The Man Without a Face - изображение 11

INSATIABLE GREED

Writing now about Putin’s early years as president, I am struck by how quickly and decisively he acted. Even when I was covering the story in real time, it seemed to move at breakneck speed. Putin changed the country fast, the changes were profound, and they took easily. He seemed instantly to reverse Russia’s historical evolution. And for an excruciatingly long time, no one seemed to notice.
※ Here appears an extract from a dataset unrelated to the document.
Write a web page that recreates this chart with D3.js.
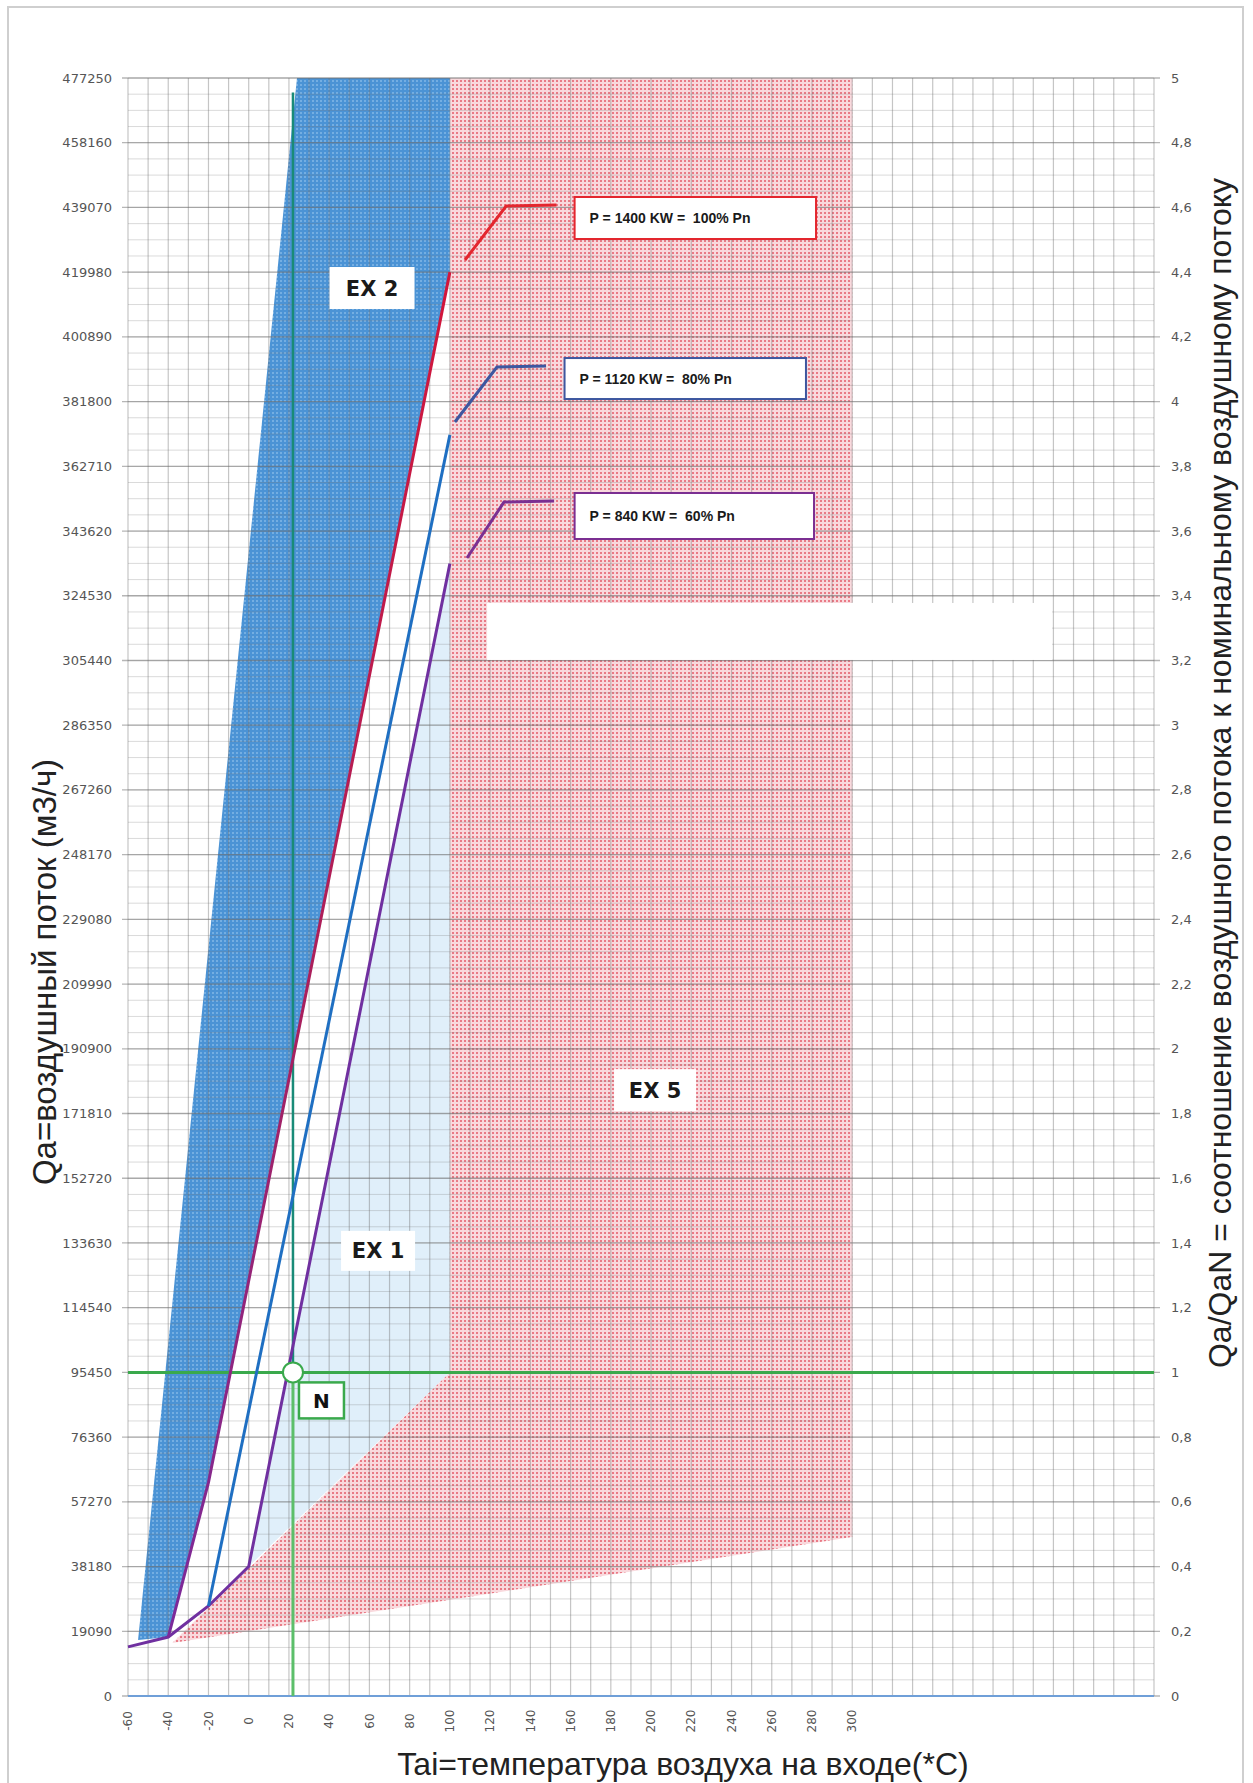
<!DOCTYPE html>
<html>
<head>
<meta charset="utf-8">
<script src="https://cdn.jsdelivr.net/npm/d3@7"></script>
<style>
  body { margin: 0; background: #fff; }
  svg { display: block; }
</style>
</head>
<body>
<script>
// chart size
var width = 1253;
var height = 1783;

// axis ticks
var tempTicks = [-60, -40, -20, 0, 20, 40, 60, 80, 100, 120, 140, 160, 180, 200, 220, 240, 260, 280, 300];
var flowTicks = [0, 19090, 38180, 57270, 76360, 95450, 114540, 133630, 152720, 171810, 190900, 209990,
                 229080, 248170, 267260, 286350, 305440, 324530, 343620, 362710, 381800, 400890,
                 419980, 439070, 458160, 477250];
var ratioTicks = [0, 0.2, 0.4, 0.6, 0.8, 1, 1.2, 1.4, 1.6, 1.8, 2, 2.2, 2.4, 2.6, 2.8, 3,
                  3.2, 3.4, 3.6, 3.8, 4, 4.2, 4.4, 4.6, 4.8, 5];

// power curves (temperature, air flow)
var temp100 = [-40, -20, 100];
var flow100 = [17400, 63000, 420000];
var temp80 = [-20, 100];
var flow80 = [26550, 372000];
var temp60 = [-60, -40, -20, 0, 100];
var flow60 = [14500, 17400, 26550, 38180, 334000];

// zones
var ex2Temp = [-55, 24, 100, 100, -20, -40];
var ex2Flow = [16500, 477250, 477250, 420000, 63000, 17400];
var ex5Temp = [-38, 100, 100, 300, 300];
var ex5Flow = [15600, 95450, 477250, 477250, 46900];
var ex1Temp = [0, 100, 100];
var ex1Flow = [38180, 334000, 95450];

// nominal point
var nomTemp = 22;
var nomFlow = 95450;
var nomTop = 473000;

var legendTexts = ["P = 1400 KW =  100% Pn", "P = 1120 KW =  80% Pn", "P = 840 KW =  60% Pn"];
var zoneNames = ["EX 2", "EX 1", "EX 5"];

// scales
var x = d3.scaleLinear().domain([-60, 450]).range([128, 1154]);
var y = d3.scaleLinear().domain([0, 477250]).range([1696, 78]);
var yr = d3.scaleLinear().domain([0, 5]).range([1696, 78]);

var svg = d3.select("body").append("svg")
    .attr("width", width)
    .attr("height", height);

var defs = svg.append("defs");

// dotted fills like the excel pattern fill
var bp = defs.append("pattern").attr("id", "bluePat")
    .attr("width", 4).attr("height", 4).attr("patternUnits", "userSpaceOnUse");
bp.append("rect").attr("width", 4).attr("height", 4).attr("fill", "#4b93d5");
bp.append("rect").attr("width", 2).attr("height", 2).attr("fill", "#74aee2");

var pp = defs.append("pattern").attr("id", "pinkPat")
    .attr("width", 4).attr("height", 4).attr("patternUnits", "userSpaceOnUse");
pp.append("rect").attr("width", 4).attr("height", 4).attr("fill", "#f9d9dd");
pp.append("rect").attr("width", 2).attr("height", 2).attr("fill", "#e97a86");

var grad = defs.append("linearGradient").attr("id", "redGrad")
    .attr("gradientUnits", "userSpaceOnUse")
    .attr("x1", 0).attr("x2", 0)
    .attr("y1", y(17400)).attr("y2", y(420000));
grad.append("stop").attr("offset", 0).attr("stop-color", "#7a2a9c");
grad.append("stop").attr("offset", 0.45).attr("stop-color", "#a8205e");
grad.append("stop").attr("offset", 1).attr("stop-color", "#d3163a");

// outer frame
svg.append("rect")
    .attr("x", 8).attr("y", 7)
    .attr("width", 1235).attr("height", 1800)
    .attr("fill", "none")
    .attr("stroke", "#cfcfcf")
    .attr("stroke-width", 2);

var zone = d3.line()
    .x(function(d) { return x(d[0]); })
    .y(function(d) { return y(d[1]); });

function pts(xs, ys) {
    return xs.map(function(v, i) { return [v, ys[i]]; });
}

// zones
svg.append("path")
    .attr("d", zone(pts(ex1Temp, ex1Flow)) + "Z")
    .attr("fill", "#e0effa");

svg.append("path")
    .attr("d", zone(pts(ex5Temp, ex5Flow)) + "Z")
    .attr("fill", "url(#pinkPat)");

svg.append("path")
    .attr("d", zone(pts(ex2Temp, ex2Flow)) + "Z")
    .attr("fill", "url(#bluePat)");

// grid
var grid = svg.append("g");
var minor = d3.range(0, 477250 + 1, 19090 / 4);
grid.selectAll(".hmin")
    .data(minor)
    .enter()
    .append("line")
    .attr("x1", x(-60)).attr("x2", x(450))
    .attr("y1", function(d) { return y(d); })
    .attr("y2", function(d) { return y(d); })
    .attr("stroke", "#7a7a7a")
    .attr("stroke-opacity", 0.28);

grid.selectAll(".hmaj")
    .data(flowTicks)
    .enter()
    .append("line")
    .attr("x1", x(-60) - 6).attr("x2", x(450) + 6)
    .attr("y1", function(d) { return y(d); })
    .attr("y2", function(d) { return y(d); })
    .attr("stroke", "#6e6e6e")
    .attr("stroke-opacity", 0.5)
    .attr("stroke-width", 1.3);

grid.selectAll(".v")
    .data(d3.range(-60, 451, 10))
    .enter()
    .append("line")
    .attr("y1", y(0)).attr("y2", y(477250))
    .attr("x1", function(d) { return x(d); })
    .attr("x2", function(d) { return x(d); })
    .attr("stroke", "#6e6e6e")
    .attr("stroke-opacity", 0.4)
    .attr("stroke-width", 1.2);

// bottom axis line
svg.append("line")
    .attr("x1", x(-60)).attr("x2", x(450))
    .attr("y1", y(0)).attr("y2", y(0))
    .attr("stroke", "#6f9fd8")
    .attr("stroke-width", 2);

// blank white patch
svg.append("rect")
    .attr("x", x(118.5)).attr("y", y(322400))
    .attr("width", x(399.3) - x(118.5))
    .attr("height", y(305600) - y(322400))
    .attr("fill", "#fff");

// tick labels
svg.selectAll(".yl")
    .data(flowTicks)
    .enter()
    .append("text")
    .attr("x", 112)
    .attr("y", function(d) { return y(d); })
    .attr("dy", "0.35em")
    .attr("text-anchor", "end")
    .style("font", "13px 'DejaVu Sans'")
    .attr("fill", "#555")
    .text(function(d) { return d; });

svg.selectAll(".rl")
    .data(ratioTicks)
    .enter()
    .append("text")
    .attr("x", 1171)
    .attr("y", function(d) { return yr(d); })
    .attr("dy", "0.35em")
    .style("font", "13px 'DejaVu Sans'")
    .attr("fill", "#555")
    .text(function(d) { return String(d).replace(".", ","); });

svg.selectAll(".xl")
    .data(tempTicks)
    .enter()
    .append("text")
    .attr("transform", function(d) { return "translate(" + x(d) + ",1721) rotate(-90)"; })
    .attr("dy", "0.35em")
    .attr("text-anchor", "middle")
    .style("font", "12px 'DejaVu Sans'")
    .attr("fill", "#555")
    .text(function(d) { return d; });

// axis titles
svg.append("text")
    .attr("x", 683).attr("y", 1775)
    .attr("text-anchor", "middle")
    .style("font", "32px 'Liberation Sans'")
    .attr("fill", "#222")
    .text("Tai=температура воздуха на входе(*C)");

svg.append("text")
    .attr("transform", "translate(56,972) rotate(-90)")
    .attr("text-anchor", "middle")
    .style("font", "33px 'Liberation Sans'")
    .attr("fill", "#222")
    .text("Qa=воздушный поток (м3/ч)");

svg.append("text")
    .attr("transform", "translate(1231,773) rotate(-90)")
    .attr("text-anchor", "middle")
    .style("font", "32px 'Liberation Sans'")
    .attr("fill", "#222")
    .text("Qa/QaN = соотношение воздушного потока к номинальному воздушному потоку");

// zone labels
var zoneAt = [[61.3, 415300, 85, 42], [64.3, 131300, 74, 40], [202, 178700, 82, 42]];
zoneNames.forEach(function(name, i) {
    var p = zoneAt[i];
    svg.append("rect")
        .attr("x", x(p[0]) - p[2] / 2).attr("y", y(p[1]) - p[3] / 2)
        .attr("width", p[2]).attr("height", p[3])
        .attr("fill", "#fff");
    svg.append("text")
        .attr("x", x(p[0])).attr("y", y(p[1]))
        .attr("dy", "0.36em")
        .attr("text-anchor", "middle")
        .style("font", "bold 21px 'DejaVu Sans'")
        .attr("fill", "#1a1a1a")
        .text(name);
});

// green guide lines
svg.append("line")
    .attr("x1", x(-60)).attr("x2", x(450))
    .attr("y1", y(nomFlow)).attr("y2", y(nomFlow))
    .attr("stroke", "#3aa94c")
    .attr("stroke-width", 3);

svg.append("line")
    .attr("x1", x(nomTemp)).attr("x2", x(nomTemp))
    .attr("y1", y(0)).attr("y2", y(nomFlow))
    .attr("stroke", "#5cbf6a")
    .attr("stroke-width", 3);

svg.append("line")
    .attr("x1", x(nomTemp)).attr("x2", x(nomTemp))
    .attr("y1", y(nomFlow)).attr("y2", y(nomTop))
    .attr("stroke", "#198b78")
    .attr("stroke-width", 2.5);

// power curves
var curve = d3.line()
    .x(function(d) { return x(d[0]); })
    .y(function(d) { return y(d[1]); });

svg.append("path")
    .attr("d", curve(pts(temp60, flow60)))
    .attr("fill", "none")
    .attr("stroke", "#7030a0")
    .attr("stroke-width", 3);

svg.append("path")
    .attr("d", curve(pts(temp80, flow80)))
    .attr("fill", "none")
    .attr("stroke", "#1f6fc2")
    .attr("stroke-width", 3);

svg.append("path")
    .attr("d", curve(pts(temp100, flow100)))
    .attr("fill", "none")
    .attr("stroke", "url(#redGrad)")
    .attr("stroke-width", 3);

// nominal point N
svg.append("circle")
    .attr("cx", x(nomTemp)).attr("cy", y(nomFlow))
    .attr("r", 10)
    .attr("fill", "#fff")
    .attr("stroke", "#3aa94c")
    .attr("stroke-width", 2);

svg.append("rect")
    .attr("x", x(nomTemp) + 6).attr("y", y(nomFlow) + 10)
    .attr("width", 45).attr("height", 36)
    .attr("fill", "#fff")
    .attr("stroke", "#3aa94c")
    .attr("stroke-width", 2.5);

svg.append("text")
    .attr("x", x(nomTemp) + 28.5).attr("y", y(nomFlow) + 28)
    .attr("dy", "0.36em")
    .attr("text-anchor", "middle")
    .style("font", "bold 20px 'DejaVu Sans'")
    .attr("fill", "#111")
    .text("N");

// legend boxes with leaders
var legendColors = ["#e3262e", "#3d57a0", "#7b2f92"];
var legendBoxes = [[162, 282, 442150, 429760], [157, 277, 394650, 382560], [162, 281, 354840, 341270]];
var legendLeaders = [
    [[107.5, 423560], [128, 439490], [153, 439780]],
    [[102.5, 375780], [123.4, 392000], [147.8, 392300]],
    [[108.5, 335660], [126.9, 352170], [151.8, 352470]]
];

legendTexts.forEach(function(t, i) {
    var b = legendBoxes[i];
    svg.append("path")
        .attr("d", curve(legendLeaders[i]))
        .attr("fill", "none")
        .attr("stroke", legendColors[i])
        .attr("stroke-width", 3);
    svg.append("rect")
        .attr("x", x(b[0])).attr("y", y(b[2]))
        .attr("width", x(b[1]) - x(b[0]))
        .attr("height", y(b[3]) - y(b[2]))
        .attr("fill", "#fff")
        .attr("stroke", legendColors[i])
        .attr("stroke-width", 2);
    svg.append("text")
        .attr("x", x(b[0]) + 15)
        .attr("y", (y(b[2]) + y(b[3])) / 2)
        .attr("dy", "0.36em")
        .style("font", "bold 14px 'Liberation Sans'")
        .style("white-space", "pre")
        .attr("fill", "#1a1a1a")
        .text(t);
});
</script>
</body>
</html>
Or almost no one. After the December 2003 parliamentary election, in which Putin’s United Russia took nearly half the seats and the rest were divided among the Communist Party, the absurdist-nationalist and outrageously misnamed Liberal Democratic Party, and a new ultranationalist party called Rodina (Motherland) while all remaining liberals and democrats lost their seats, the Organization for Security and Co-operation in Europe (OSCE) reported: “The… elections… failed to meet many OSCE and Council of Europe commitments, calling into question Russia’s willingness to move towards European standards for democratic elections.” The New York Times reported something entirely different, publishing a condescending but approving editorial titled “Russians Inch Toward Democracy.” The paper of record did not mention international observers’ criticism in its news story the day of the election but published a separate piece on the critics the following day; The Washington Post and The Boston Globe left the critics out of their coverage altogether. The Los Angeles Times went even further: in a mammoth news story, it managed to downplay the OSCE’s conclusion in such a way that it sounded like the opposite of itself. The paper quoted an OSCE official saying the balloting “was well-organized and we have not noted any major irregularities.” The paper also lauded Putin’s now unchallenged control of the Russian parliament as a chance for the president to “push through additional reforms, including cleaning up the entrenched corruption.”